Were these the reasons I went there? No. I went there because I knew that there were good people there. Hopfield told me it was good, that there would be good people there, and I figured I'd learn something new. I wasn't planning to particularly follow up on anything specific. I guess maybe I did think that I'd learn something about superconductivity there, and many-body theory. So I probably had some general ideas, but mainly I just said, "Well, you know, this place has a good reputation." Nozières’s was a very good person. It just turned out that he was so busy that I really didn't have much time with him. And he had six other people working with him, so in the end, I didn't interact with him that much, but he was certainly a reason for applying there, and a reason, certainly, that Hopfield recommended it. It wasn't just the cultural thing. But also, it was an entree into Europe more generally, not just France. Not just École Normale, but France, Orsay was certainly a very major player in both experiment and theory at that time. And maybe, yeah, Germany was beginning to be, and so forth. And, also, I went to England from there.

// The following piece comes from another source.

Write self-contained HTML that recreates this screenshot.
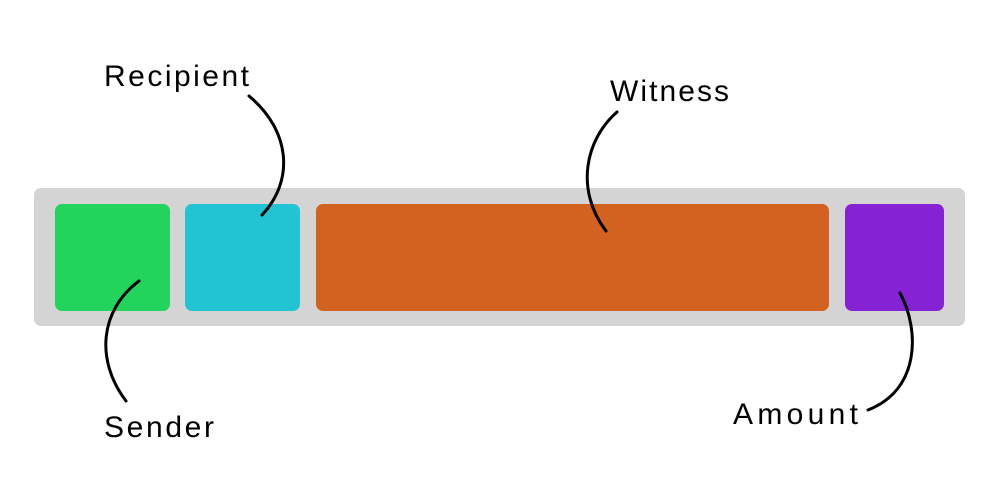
<!DOCTYPE html>
<html><head><style>
body{margin:0;width:1000px;height:497px;background:#fff;overflow:hidden}
</style></head><body>
<svg width="1000" height="497" xmlns="http://www.w3.org/2000/svg">
<rect x="34" y="188" width="931" height="138" rx="7" fill="#d4d4d4"/>
<rect x="55" y="204" width="115" height="107" rx="7" fill="#22d45c"/>
<rect x="185" y="204" width="115" height="107" rx="7" fill="#22c4d4"/>
<rect x="316" y="204" width="513" height="107" rx="7" fill="#d36221"/>
<rect x="845" y="204" width="99" height="107" rx="7" fill="#8422d4"/>
<g fill="none" stroke="#000" stroke-width="3" stroke-linecap="round">
<path d="M249,96 C290,130 295,180 262,215"/>
<path d="M139,281 C100,310 95,360 126,401"/>
<path d="M617,112 C585,140 575,190 606,231"/>
<path d="M900,293 C920,330 920,390 868,410"/>
</g>
<g font-family="Liberation Sans, sans-serif" font-size="30" fill="#000" lengthAdjust="spacing">
<text x="104" y="86" textLength="145">Recipient</text>
<text x="104" y="437" textLength="110">Sender</text>
<text x="610" y="101" textLength="119">Witness</text>
<text x="733" y="424" textLength="125">Amount</text>
</g>
</svg>
</body></html>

And when did Bell Laboratories come together for you? Did you put this together from France, or you came back to the States first?
Well, Mel Lax wanted me back. He was the head of the theory department at that point. So Mel Lax certainly tried to interest me in coming back to Bell Labs from the very beginning. And I also, I'm trying to remember how it worked. I certainly went for some interviews at other places before I went to Paris, I did look around for jobs for afterwards. I know I went for an interview at GE, I remember that interview. And I think I went to IBM as well. But Bell Labs at the time was the one of the three places that seemed the most interesting, and it seemed like it made more sense to do that than to go to a university and have to worry about tenure and, you know, and teaching and so forth. And from the point of view of doing scientific research, Bell Labs was at least as good as any university-- arguably much better. And Mel Lax certainly put a good face on it for me. But I did also think it worthwhile to interview other places. And I think I had offers from all three places. At Bell Labs, it would've been basically another, a second post doc effectively, for the first year, but Lax assured me that it would almost certainly lead to a permanent position.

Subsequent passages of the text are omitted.